BANGOR – It looks like the future of tech might be going to the dogs thanks to the unbelievable efforts of one area pooch.

Regular readers of The Maine Edge might remember a story from last year where we reported on a man whose dog was a gifted chess player. That man – one Anthony DiCicco – has reached out to us yet again. It seems that after taking the chess world by storm, his adorable dog Stella decided she needed a bigger – and far more lucrative – challenge.

It seems that after teaching herself to play chess, Stella went ahead and taught herself to code. She has been working diligently for the past six months on developing an app that could be a real game-changer in the realm of pet playdates.
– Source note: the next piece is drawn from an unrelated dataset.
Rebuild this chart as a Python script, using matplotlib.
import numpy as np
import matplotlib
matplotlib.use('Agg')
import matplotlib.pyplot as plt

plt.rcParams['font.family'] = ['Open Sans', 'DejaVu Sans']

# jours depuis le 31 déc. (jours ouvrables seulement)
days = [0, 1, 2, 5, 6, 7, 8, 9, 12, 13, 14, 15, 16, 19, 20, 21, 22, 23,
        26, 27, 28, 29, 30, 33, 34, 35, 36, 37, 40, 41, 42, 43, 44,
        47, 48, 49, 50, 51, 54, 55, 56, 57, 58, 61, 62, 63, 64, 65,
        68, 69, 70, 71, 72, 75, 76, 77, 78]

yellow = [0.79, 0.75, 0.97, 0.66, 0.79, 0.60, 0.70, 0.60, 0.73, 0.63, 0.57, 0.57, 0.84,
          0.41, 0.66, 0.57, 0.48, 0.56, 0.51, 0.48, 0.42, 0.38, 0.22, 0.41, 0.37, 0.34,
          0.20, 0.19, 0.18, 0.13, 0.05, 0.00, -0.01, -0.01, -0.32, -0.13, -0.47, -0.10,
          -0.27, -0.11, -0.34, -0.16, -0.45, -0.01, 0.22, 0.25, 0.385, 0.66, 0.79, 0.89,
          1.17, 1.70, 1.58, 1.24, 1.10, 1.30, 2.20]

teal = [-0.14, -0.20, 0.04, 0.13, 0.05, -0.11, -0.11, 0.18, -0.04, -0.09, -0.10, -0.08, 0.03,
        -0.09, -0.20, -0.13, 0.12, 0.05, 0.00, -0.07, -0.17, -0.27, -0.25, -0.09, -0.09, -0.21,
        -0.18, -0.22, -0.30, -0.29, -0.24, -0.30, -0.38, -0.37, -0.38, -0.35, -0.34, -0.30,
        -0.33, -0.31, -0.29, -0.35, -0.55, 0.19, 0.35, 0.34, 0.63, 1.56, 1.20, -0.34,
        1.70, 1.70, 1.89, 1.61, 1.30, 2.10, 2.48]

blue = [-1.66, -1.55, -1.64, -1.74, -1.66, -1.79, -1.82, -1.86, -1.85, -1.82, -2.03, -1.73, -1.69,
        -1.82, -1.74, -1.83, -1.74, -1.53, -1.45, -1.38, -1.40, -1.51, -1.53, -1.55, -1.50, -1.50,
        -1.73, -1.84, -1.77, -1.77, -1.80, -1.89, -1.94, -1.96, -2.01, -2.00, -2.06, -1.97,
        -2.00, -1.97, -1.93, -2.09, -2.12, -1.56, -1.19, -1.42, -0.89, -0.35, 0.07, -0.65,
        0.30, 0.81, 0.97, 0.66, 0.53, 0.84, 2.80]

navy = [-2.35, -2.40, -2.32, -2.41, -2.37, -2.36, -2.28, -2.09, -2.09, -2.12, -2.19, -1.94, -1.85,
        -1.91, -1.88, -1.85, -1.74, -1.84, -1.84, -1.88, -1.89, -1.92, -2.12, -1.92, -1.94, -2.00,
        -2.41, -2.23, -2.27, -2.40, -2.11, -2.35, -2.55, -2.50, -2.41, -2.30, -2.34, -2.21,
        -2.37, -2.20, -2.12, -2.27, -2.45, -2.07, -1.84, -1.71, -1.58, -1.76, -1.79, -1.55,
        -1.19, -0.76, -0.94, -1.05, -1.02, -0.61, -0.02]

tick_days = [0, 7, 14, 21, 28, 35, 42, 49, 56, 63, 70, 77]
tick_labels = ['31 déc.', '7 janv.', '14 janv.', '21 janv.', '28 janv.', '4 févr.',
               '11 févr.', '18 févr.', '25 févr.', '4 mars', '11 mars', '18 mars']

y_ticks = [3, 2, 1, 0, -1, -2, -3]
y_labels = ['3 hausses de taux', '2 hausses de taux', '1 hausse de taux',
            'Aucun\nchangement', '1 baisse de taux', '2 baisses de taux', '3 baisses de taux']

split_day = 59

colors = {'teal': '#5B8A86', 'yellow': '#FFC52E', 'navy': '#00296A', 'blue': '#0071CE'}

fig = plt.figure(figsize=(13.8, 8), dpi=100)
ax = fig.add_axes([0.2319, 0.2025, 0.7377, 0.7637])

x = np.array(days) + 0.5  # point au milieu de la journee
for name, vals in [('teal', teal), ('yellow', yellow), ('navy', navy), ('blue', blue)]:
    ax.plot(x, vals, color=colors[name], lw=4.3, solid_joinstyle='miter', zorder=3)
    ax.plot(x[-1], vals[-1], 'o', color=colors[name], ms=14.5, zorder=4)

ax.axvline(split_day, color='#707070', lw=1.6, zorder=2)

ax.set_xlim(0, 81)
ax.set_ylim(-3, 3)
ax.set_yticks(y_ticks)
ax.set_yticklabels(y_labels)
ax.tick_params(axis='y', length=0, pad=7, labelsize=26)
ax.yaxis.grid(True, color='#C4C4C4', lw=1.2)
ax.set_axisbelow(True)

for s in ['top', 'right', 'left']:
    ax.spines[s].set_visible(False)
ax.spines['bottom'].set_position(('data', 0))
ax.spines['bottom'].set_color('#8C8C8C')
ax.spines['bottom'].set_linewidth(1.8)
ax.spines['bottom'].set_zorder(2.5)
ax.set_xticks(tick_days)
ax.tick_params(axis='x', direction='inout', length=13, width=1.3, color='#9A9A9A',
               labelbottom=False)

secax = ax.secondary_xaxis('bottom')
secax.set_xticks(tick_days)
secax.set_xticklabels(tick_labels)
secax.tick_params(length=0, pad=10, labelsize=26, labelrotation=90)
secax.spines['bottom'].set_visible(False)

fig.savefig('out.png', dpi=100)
Called FetchR, this app is designed to help dogs locate suitable playmates and schedule playdates, all with limited involvement by their owners. It’s the first dog-friendly app, designed with large buttons and easy swiping – all of it intended to maximize utility for canine paws.

“It all really began when she started playing chess online,” said DiCicco. “She blew by me in terms of competitive ability; I couldn’t give her any kind of a challenge anymore. So I set her up on a chess website and gave her some basic guidance on how to use the thing. She picked up the basics really quickly, so I just left her to it.”
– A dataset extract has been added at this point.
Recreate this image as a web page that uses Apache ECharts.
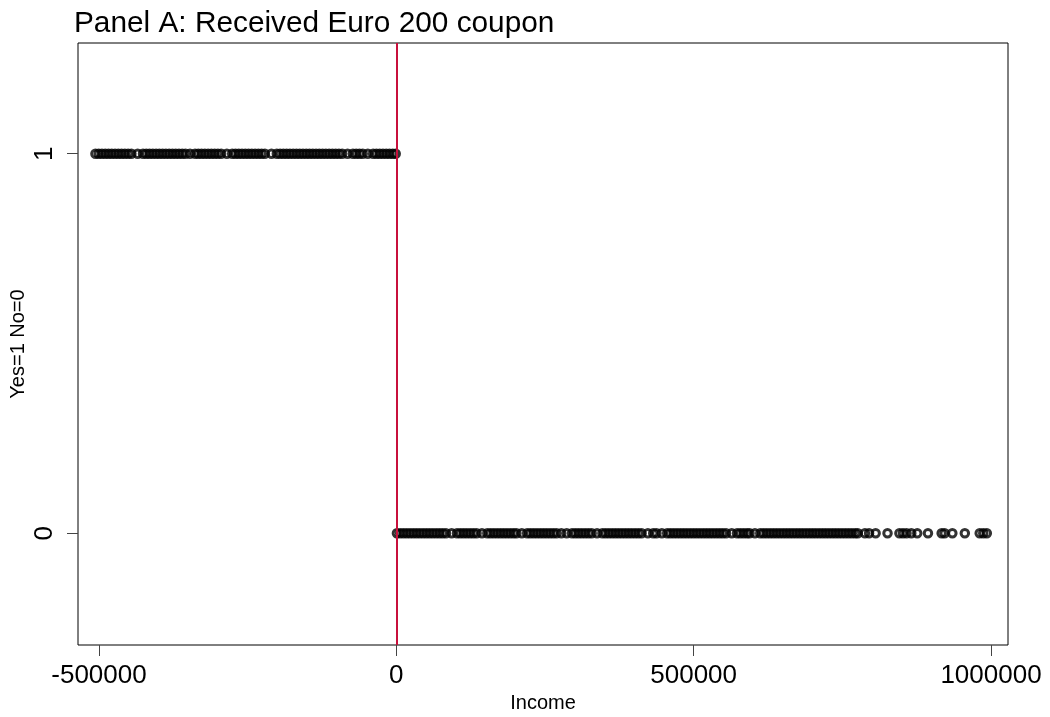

It was only months later that DiCicco realized that Stella’s computer usage had advanced far beyond the “basics” that allowed her to soundly thrash internet grandmasters at the chessboard.

“She sometimes forgets to shut down the computer after she’s done,” he said. “One night, I went in and saw all this stuff – code and design and a bunch of other junk I couldn’t understand. That’s when I realized that maybe she was doing more than just playing chess.”
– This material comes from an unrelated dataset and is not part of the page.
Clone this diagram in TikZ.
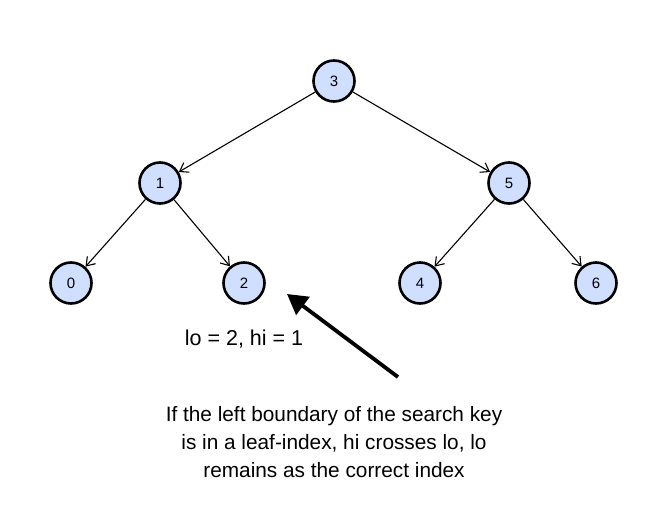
\documentclass[tikz,border=0pt]{standalone}
\usepackage{fontspec}
\setmainfont{Liberation Sans}
\usetikzlibrary{arrows.meta}

\definecolor{vertexblue}{HTML}{D0DEFF}
\tikzset{
  every vertex/.style={circle, draw, line width=2.6pt, fill=vertexblue, minimum size=41pt, inner sep=0pt, font=\fontsize{15}{17}\selectfont},
  every edge/.style={draw, line width=1.1pt, -{Straight Barb[length=8pt,width=11pt]}},
}

\begin{document}
\begin{tikzpicture}[x=1pt, y=-1pt]
\useasboundingbox (0,0) rectangle (669,530);

\foreach \k/\x/\y in {3/334/81, 1/160/183, 5/509/183, 0/71/283, 2/244/283, 4/420/283, 6/596/283}
  \node [every vertex/.try] (vertex-\k) at (\x,\y) {\k};

\foreach \a/\b in {3/1, 3/5, 1/0, 1/2, 5/4, 5/6}
  \path (vertex-\a) edge (vertex-\b);

\node [font=\fontsize{21.5}{26}\selectfont] (bounds) at (244,339) {lo = 2, hi = 1};

\coordinate (pointer-tail) at (398,377);
\coordinate (pointer-head) at (287,294);
\draw [line width=3.8pt, -{Triangle[length=20pt,width=22pt]}] (pointer-tail) -- (pointer-head);

\node [align=center, font=\fontsize{20.8}{28}\selectfont] (note) at (334,442)
  {If the left boundary of the search key \\ is in a leaf-index, hi crosses lo, lo \\ remains as the correct index};

\end{tikzpicture}
\end{document}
Indeed. What DiCicco was seeing was Stella’s foundational designs for the app that would become FetchR. We’ve been given access to a beta version and we have to say, it is remarkably sophisticated for a first-time developer - particularly one with no color vision or opposable thumbs.

The user signs up for the service – it’s free for now; there’s no indication as to when or how membership will be monetized, though one guesses the advertising revenue potential is significant, so perhaps it will remain free. The user is then invited to view profiles of fellow FetchR members; it’s a swiping model similar to certain dating apps – swipe right if there’s interest in a playdate, swipe left if not.

In addition, the service is customizable. One can narrow or broaden the search area at will. One can look for nearby dog parks and rate other locations for canine friendliness. One can even sort by size – certain dogs are more comfortable playing with smaller or larger friends.

(Note: One thing that is made clear throughout – FetchR DOES NOT discriminate by breed. According to the mission statement put forth by Stella, all dogs are good dogs. Every boy is a good boy and every girl is a good girl. No exceptions. FetchR is not a place for breed-based prejudices; calling any dog a bad dog will not be tolerated under the FetchR terms of service.)

It’s a quantum leap forward for canine socialization. No longer will dogs be beholden to whoever happens to be at the dog park or out walking the neighborhood when they go out. They’ll be able to take some initiative, to establish a degree of agency regarding when, where and with whom they frolic, romp and/or gambol. All in all, a remarkable accomplishment for anyone – let alone a sweet-faced dog with no formal education and a kind of dopey puppy parent. FetchR has the chance to change the paradigm.

It has all proven a bit overwhelming for DiCicco, who had no idea what he was getting into when he adopted Stella five years ago.

“At first, it bothered me that my dog turned out to be smarter than I am,” said DiCicco sheepishly. “It’s the sort of thing that can really hurt your ego.”

He shrugged.

“But hey … she’s smarter than pretty much everybody else too, so what the hell, right? And I mean, she still snugs with me and wants me to scratch her butt and lets me kiss her on the snout. None of this has changed who she is – and who she is is just the best dog that ever dogged. Forget the chess and the computers and all of it … she’s my girl and always will be.”

It’s a remarkable story about a remarkable dog. With FetchR, Stella has brought doggie dynamics into the 21st century. The app’s motto says it all: FetchR is the future.

(Editor’s note: This is the annual April Fool’s edition of The Maine Edge. As such, most – if not all – of this story is completely and utterly made up.)